Argumen itu dipertegas praktisi hukum sekaligus Chief Legal Federasi Serikat Musisi Indonesia (FESMI) Panji Prasetyo. Ia menilai pernyataan dari Ahmad Dhani dan Posan Tobing tidak relevan karena tidak tercantum di Undang-Undang.

[Gambas:Video CNN]

Panji menilai UU Hak Cipta yang berlaku juga telah memberi jalan untuk kemudahan serta mencegah kriminalisasi. Di sisi lain, larangan penulis lagu kepada penyanyi dalam konteks performing rights juga tidak berlaku secara hukum positif.

Ia bahkan khawatir tindakan itu dapat menjadi kontraproduktif bagi kalangan musisi hingga penampil. Sebab, hingga kini semakin banyak muncul musisi yang enggan membawakan lagu tertentu karena malas berurusan dengan para penciptanya.

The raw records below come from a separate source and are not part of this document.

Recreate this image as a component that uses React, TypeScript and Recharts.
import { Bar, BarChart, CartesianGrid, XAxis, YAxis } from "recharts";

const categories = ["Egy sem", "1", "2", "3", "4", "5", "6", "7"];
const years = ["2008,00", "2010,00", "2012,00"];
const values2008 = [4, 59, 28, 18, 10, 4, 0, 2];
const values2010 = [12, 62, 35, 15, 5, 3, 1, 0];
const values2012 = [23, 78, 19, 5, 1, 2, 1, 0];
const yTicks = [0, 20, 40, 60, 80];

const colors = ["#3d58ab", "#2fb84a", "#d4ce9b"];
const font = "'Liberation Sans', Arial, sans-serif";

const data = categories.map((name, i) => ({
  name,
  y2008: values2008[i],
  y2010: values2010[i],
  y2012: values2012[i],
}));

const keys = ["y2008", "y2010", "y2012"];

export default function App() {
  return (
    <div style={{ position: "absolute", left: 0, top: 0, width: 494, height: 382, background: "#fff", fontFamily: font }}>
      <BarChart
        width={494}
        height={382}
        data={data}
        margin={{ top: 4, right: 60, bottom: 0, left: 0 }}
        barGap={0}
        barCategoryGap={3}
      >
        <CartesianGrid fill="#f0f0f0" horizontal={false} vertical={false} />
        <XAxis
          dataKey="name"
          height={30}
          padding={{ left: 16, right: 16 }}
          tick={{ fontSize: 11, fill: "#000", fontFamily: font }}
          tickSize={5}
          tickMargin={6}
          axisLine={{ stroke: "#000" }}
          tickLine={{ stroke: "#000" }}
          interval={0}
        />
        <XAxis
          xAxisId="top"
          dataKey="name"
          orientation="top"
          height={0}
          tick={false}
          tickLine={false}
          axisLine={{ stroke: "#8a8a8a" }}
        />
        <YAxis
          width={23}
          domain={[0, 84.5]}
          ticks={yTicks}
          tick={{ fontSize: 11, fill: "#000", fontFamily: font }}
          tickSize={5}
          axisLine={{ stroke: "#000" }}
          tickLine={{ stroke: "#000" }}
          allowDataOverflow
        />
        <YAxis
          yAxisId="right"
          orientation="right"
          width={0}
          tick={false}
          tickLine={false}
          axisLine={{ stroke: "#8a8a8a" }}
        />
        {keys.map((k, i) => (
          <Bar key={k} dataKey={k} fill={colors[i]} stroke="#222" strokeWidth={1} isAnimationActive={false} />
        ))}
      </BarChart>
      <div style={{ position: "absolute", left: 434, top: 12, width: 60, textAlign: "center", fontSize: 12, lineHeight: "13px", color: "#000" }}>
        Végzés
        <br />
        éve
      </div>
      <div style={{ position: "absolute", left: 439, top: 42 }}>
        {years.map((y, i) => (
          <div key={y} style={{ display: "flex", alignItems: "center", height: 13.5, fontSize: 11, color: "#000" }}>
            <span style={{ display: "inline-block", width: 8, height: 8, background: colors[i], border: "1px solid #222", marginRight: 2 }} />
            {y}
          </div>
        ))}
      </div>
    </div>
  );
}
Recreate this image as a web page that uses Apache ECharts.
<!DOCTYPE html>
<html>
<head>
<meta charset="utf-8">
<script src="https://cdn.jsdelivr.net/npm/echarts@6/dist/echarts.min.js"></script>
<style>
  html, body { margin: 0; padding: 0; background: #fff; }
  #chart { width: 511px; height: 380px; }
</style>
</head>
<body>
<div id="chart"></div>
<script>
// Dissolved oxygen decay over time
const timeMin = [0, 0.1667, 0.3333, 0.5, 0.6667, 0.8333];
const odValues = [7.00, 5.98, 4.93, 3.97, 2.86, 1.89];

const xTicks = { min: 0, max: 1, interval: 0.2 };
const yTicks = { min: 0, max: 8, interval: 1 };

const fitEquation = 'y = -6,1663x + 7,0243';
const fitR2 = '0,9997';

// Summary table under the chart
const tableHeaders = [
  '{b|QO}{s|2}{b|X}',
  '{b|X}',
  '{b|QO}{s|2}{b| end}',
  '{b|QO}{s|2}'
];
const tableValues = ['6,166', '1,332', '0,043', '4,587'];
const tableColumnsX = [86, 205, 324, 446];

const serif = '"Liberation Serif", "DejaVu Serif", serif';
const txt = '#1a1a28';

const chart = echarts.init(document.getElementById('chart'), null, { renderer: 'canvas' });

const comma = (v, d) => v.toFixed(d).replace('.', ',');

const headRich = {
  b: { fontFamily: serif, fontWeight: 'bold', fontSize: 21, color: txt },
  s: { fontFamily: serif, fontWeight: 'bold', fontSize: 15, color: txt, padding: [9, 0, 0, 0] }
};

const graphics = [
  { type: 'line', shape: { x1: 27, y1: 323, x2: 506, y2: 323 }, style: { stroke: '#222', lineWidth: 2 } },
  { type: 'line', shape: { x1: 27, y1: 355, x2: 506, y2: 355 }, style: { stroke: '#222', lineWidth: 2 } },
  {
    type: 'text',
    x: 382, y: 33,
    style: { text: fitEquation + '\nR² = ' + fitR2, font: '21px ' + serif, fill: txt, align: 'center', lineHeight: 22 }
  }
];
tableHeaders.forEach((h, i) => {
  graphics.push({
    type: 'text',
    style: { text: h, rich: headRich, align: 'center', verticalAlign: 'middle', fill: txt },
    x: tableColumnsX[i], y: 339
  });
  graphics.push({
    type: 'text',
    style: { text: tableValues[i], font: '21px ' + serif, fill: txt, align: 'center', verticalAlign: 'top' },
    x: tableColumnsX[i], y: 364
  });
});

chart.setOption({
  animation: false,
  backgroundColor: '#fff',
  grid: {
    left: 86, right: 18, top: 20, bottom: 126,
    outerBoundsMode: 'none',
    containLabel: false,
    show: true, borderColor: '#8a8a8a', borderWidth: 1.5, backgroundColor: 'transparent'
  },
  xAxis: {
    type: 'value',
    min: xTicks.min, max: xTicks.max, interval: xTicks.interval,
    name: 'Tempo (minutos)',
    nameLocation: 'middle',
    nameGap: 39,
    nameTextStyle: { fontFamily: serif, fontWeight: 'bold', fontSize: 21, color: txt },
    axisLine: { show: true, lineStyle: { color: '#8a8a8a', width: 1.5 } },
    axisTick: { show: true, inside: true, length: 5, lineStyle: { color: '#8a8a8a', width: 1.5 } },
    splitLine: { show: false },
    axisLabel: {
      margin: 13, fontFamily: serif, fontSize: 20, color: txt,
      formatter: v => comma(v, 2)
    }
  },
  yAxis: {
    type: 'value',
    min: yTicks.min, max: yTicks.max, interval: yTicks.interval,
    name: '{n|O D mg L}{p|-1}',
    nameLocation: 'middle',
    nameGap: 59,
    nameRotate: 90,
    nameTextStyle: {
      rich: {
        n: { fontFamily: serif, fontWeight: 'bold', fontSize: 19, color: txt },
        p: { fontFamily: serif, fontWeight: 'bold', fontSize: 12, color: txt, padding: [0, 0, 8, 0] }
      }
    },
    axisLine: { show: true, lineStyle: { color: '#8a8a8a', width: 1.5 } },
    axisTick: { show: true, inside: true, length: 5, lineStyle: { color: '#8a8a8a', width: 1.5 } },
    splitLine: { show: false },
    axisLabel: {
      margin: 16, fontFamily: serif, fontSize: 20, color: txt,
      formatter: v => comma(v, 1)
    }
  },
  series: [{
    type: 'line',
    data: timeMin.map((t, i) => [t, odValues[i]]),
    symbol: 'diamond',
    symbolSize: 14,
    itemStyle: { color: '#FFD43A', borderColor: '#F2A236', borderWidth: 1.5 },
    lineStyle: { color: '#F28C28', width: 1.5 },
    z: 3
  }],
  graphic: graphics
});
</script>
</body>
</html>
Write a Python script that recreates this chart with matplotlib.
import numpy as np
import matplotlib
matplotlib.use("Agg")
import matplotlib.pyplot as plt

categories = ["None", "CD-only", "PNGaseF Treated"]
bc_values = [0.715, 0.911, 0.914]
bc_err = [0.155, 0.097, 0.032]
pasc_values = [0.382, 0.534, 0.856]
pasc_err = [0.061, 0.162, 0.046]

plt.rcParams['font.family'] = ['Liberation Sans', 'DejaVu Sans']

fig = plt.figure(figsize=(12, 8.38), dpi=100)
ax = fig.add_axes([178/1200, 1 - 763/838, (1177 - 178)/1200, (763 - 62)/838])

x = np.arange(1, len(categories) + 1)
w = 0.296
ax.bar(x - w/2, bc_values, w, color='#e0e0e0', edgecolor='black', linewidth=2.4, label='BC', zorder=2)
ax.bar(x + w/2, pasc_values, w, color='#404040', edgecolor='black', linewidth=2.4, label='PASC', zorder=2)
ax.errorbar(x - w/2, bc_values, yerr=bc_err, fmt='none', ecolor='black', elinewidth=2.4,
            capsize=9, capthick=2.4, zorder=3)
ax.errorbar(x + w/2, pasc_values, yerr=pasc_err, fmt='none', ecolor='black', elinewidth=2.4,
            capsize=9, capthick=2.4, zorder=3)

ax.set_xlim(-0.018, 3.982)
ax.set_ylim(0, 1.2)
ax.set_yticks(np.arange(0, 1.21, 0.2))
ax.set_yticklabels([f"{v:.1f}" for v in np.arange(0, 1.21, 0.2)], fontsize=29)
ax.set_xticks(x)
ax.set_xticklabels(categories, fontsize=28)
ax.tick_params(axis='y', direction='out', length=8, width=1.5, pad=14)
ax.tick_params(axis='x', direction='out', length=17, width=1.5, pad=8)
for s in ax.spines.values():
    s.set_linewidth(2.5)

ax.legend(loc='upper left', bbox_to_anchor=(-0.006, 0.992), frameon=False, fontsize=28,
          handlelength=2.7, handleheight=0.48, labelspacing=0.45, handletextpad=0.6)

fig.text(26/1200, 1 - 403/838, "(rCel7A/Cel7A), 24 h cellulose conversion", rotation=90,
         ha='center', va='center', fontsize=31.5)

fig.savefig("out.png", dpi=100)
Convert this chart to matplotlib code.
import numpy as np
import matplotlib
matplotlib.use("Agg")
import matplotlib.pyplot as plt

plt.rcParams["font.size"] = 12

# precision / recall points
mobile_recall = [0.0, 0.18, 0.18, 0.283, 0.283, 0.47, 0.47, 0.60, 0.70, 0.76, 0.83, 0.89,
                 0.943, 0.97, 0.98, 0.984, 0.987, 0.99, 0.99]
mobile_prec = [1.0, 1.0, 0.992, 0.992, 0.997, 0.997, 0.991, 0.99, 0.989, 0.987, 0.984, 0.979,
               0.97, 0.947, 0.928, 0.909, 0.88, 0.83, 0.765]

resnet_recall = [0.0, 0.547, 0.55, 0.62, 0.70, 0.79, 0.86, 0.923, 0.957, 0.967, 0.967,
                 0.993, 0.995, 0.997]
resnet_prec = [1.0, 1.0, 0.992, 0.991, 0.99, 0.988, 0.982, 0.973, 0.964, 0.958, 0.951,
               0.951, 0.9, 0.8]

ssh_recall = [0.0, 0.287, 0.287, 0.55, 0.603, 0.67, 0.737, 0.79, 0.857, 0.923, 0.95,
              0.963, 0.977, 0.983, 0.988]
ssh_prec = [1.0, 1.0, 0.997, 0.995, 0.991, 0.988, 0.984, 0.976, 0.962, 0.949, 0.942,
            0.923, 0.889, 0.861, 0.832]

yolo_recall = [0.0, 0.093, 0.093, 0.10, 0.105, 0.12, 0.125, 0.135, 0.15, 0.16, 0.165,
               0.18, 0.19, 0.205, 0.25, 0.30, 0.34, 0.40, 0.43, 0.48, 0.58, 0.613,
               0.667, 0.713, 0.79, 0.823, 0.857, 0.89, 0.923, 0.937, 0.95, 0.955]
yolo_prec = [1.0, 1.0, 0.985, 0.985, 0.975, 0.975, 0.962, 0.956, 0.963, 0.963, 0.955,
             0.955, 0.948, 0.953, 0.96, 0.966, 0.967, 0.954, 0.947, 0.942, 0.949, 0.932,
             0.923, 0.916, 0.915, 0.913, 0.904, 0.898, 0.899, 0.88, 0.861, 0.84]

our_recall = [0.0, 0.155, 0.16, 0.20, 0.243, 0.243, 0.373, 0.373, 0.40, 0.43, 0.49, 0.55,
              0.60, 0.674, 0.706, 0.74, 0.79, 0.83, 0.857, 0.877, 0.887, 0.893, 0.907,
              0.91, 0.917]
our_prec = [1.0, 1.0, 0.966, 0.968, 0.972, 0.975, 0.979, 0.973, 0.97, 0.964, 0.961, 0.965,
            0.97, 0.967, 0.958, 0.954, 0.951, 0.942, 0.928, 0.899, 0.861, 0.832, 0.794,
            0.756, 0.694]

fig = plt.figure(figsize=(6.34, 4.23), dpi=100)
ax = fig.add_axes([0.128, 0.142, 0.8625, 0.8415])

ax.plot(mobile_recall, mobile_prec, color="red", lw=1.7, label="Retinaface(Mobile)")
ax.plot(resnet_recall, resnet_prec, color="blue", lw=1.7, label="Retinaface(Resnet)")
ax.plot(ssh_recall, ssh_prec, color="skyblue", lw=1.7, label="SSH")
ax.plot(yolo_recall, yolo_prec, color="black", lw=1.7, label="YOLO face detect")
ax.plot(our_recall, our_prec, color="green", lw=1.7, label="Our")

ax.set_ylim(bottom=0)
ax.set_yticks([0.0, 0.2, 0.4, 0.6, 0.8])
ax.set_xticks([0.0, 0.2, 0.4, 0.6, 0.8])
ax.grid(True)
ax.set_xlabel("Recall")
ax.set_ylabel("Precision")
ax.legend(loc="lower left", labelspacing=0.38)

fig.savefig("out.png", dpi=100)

“Mereka selalu memaksakan hingga membuat orang-orang pada enggak jadi membawakan. Bukan karena enggak tahu aturan, tetapi karena malas saja. Ini kan jadinya kontraproduktif,” ujar Panji Prasetyo.

Performing rights di undang-undang sudah jelas kok. Enggak perlu izin sepanjang [penyelenggara] bayar kepada LMKN,” lanjutnya.

CNNIndonesia.com sudah meminta izin kepada Ahmad Dhani untuk mengutip unggahan tersebut. Sementara itu, Kotak belum memberikan tanggapan kepada CNNIndonesia.com terkait unggahan itu.

Tinggalkan Saja, Masih Cinta, dan Pelan-Pelan Saja merupakan sejumlah lagu Kotak yang populer. Lagu tersebut sebenarnya dibuat oleh Kotak semasa Posan masih bergabung dan Dewiq juga Pay.

Lagu-lagu tersebut juga sempat menjadi bahan permasalahan pada 2022 ketika Posan Tobing menuding Kotak tidak membayar royalti kepadanya terkait membawakan lagu-lagu itu di konser.

Cella pada Oktober 2022 memberikan klarifikasi terkait tudingan Posan Tobing dan menjabarkan lebih detail soal komposisi penulis dalam lagu-lagu tersebut.

“Lagu Pelan-pelan Saja, Dewiq 50 persen, Pay 25 persen, sisanya 25 persen dibagi 4, masing-masing mendapatkan 6,25 persen. Lagu Selalu Cinta, Dewiq 50 persen, Pay 30 persen, sisanya 20 persen dibagi 4, masing-masing mendapatkan 5 persen,” papar Cella.

“Lagu Masih Cinta, Dewiq 50 persen, Pay 12,5 persen, Kotak 37,5 persen dibagi 4, masing-masing mendapatkan 9,38 persen,” katanya. “Lagu Tinggalkan Saja, ciptakan Kotak dan Pay, lirik saya (Cella) yang buat,”

“Tapi memang ada lagu-lagu yang diciptakan Posan sendiri, kayak Kerabat Kotak, Cinta Jangan Pergi, Kuingin Sendiri. Itu memang murni 100 persen ciptaan Posan. Tapi semenjak 2011 memutuskan keluar, kami hampir tidak pernah membawakan lagu itu kan,” tegasnya.